§ Data section:
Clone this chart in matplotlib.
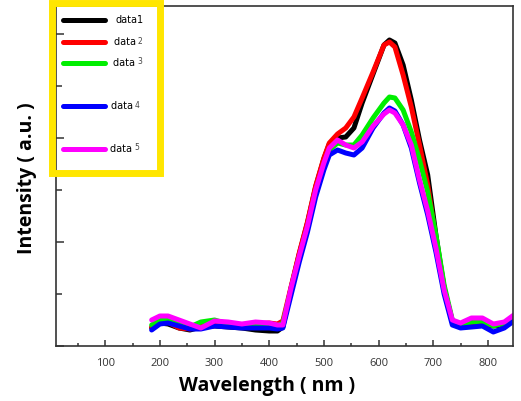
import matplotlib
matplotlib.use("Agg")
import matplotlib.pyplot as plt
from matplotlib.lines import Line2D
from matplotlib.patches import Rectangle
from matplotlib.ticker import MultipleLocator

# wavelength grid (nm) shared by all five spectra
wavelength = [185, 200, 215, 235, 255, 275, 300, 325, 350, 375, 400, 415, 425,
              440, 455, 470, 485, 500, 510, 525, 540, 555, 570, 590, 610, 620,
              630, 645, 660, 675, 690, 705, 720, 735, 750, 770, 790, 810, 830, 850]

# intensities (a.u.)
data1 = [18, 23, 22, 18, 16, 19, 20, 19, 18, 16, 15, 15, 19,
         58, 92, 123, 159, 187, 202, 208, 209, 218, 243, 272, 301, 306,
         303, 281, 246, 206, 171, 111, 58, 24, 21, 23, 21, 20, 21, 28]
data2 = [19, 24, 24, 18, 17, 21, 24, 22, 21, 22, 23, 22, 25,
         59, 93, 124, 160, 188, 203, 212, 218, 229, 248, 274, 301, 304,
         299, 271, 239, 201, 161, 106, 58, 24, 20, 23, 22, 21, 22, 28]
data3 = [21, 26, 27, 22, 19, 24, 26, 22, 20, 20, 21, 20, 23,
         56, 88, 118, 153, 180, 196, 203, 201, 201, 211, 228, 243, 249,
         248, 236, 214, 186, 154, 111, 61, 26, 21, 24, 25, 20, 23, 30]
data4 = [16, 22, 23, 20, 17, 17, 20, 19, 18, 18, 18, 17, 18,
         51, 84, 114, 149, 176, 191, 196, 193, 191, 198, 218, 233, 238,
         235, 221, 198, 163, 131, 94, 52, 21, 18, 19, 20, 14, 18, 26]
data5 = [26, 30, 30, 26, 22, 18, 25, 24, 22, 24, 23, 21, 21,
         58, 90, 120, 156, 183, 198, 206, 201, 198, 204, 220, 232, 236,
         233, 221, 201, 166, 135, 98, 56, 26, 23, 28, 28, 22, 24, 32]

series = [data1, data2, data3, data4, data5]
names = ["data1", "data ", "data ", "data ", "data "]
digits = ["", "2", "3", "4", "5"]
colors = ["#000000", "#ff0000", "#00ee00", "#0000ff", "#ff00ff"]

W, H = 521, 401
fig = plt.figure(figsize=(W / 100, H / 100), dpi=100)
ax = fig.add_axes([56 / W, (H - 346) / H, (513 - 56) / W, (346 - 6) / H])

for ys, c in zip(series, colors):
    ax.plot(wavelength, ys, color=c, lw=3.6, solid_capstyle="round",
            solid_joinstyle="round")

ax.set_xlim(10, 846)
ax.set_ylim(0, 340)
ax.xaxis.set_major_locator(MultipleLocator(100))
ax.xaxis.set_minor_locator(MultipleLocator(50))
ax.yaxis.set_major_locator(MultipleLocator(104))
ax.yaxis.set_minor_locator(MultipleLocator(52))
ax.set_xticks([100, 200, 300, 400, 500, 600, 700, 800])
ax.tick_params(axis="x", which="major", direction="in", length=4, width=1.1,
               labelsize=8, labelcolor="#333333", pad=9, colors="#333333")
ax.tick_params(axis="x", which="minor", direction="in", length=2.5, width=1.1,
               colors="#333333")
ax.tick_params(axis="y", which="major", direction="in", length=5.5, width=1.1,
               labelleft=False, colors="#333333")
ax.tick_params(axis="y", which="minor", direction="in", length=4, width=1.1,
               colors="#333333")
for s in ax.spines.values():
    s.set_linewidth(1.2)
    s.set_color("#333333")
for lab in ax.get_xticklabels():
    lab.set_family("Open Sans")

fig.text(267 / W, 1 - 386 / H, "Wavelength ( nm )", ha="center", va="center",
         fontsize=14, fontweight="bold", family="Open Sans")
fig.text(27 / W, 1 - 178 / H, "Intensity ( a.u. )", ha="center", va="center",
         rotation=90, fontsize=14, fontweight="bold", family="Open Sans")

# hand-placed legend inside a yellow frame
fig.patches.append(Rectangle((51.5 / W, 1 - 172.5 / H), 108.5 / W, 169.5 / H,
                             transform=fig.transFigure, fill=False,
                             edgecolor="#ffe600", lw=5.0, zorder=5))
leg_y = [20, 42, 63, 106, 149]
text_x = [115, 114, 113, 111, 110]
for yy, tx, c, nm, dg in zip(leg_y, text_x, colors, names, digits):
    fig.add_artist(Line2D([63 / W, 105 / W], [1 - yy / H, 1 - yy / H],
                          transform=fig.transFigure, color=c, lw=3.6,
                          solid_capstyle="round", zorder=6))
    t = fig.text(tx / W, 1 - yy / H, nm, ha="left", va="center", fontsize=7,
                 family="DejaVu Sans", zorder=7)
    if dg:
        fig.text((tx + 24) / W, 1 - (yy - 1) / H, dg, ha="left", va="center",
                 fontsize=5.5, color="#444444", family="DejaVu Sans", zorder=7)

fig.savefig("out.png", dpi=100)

§ Exercise description: Reproduce the material above exactly, first line through the line that contains "22, 24, 32]", minus the pictures.

§ Exercise solution:
Clone this chart in matplotlib.
import matplotlib
matplotlib.use("Agg")
import matplotlib.pyplot as plt
from matplotlib.lines import Line2D
from matplotlib.patches import Rectangle
from matplotlib.ticker import MultipleLocator

# wavelength grid (nm) shared by all five spectra
wavelength = [185, 200, 215, 235, 255, 275, 300, 325, 350, 375, 400, 415, 425,
              440, 455, 470, 485, 500, 510, 525, 540, 555, 570, 590, 610, 620,
              630, 645, 660, 675, 690, 705, 720, 735, 750, 770, 790, 810, 830, 850]

# intensities (a.u.)
data1 = [18, 23, 22, 18, 16, 19, 20, 19, 18, 16, 15, 15, 19,
         58, 92, 123, 159, 187, 202, 208, 209, 218, 243, 272, 301, 306,
         303, 281, 246, 206, 171, 111, 58, 24, 21, 23, 21, 20, 21, 28]
data2 = [19, 24, 24, 18, 17, 21, 24, 22, 21, 22, 23, 22, 25,
         59, 93, 124, 160, 188, 203, 212, 218, 229, 248, 274, 301, 304,
         299, 271, 239, 201, 161, 106, 58, 24, 20, 23, 22, 21, 22, 28]
data3 = [21, 26, 27, 22, 19, 24, 26, 22, 20, 20, 21, 20, 23,
         56, 88, 118, 153, 180, 196, 203, 201, 201, 211, 228, 243, 249,
         248, 236, 214, 186, 154, 111, 61, 26, 21, 24, 25, 20, 23, 30]
data4 = [16, 22, 23, 20, 17, 17, 20, 19, 18, 18, 18, 17, 18,
         51, 84, 114, 149, 176, 191, 196, 193, 191, 198, 218, 233, 238,
         235, 221, 198, 163, 131, 94, 52, 21, 18, 19, 20, 14, 18, 26]
data5 = [26, 30, 30, 26, 22, 18, 25, 24, 22, 24, 23, 21, 21,
         58, 90, 120, 156, 183, 198, 206, 201, 198, 204, 220, 232, 236,
         233, 221, 201, 166, 135, 98, 56, 26, 23, 28, 28, 22, 24, 32]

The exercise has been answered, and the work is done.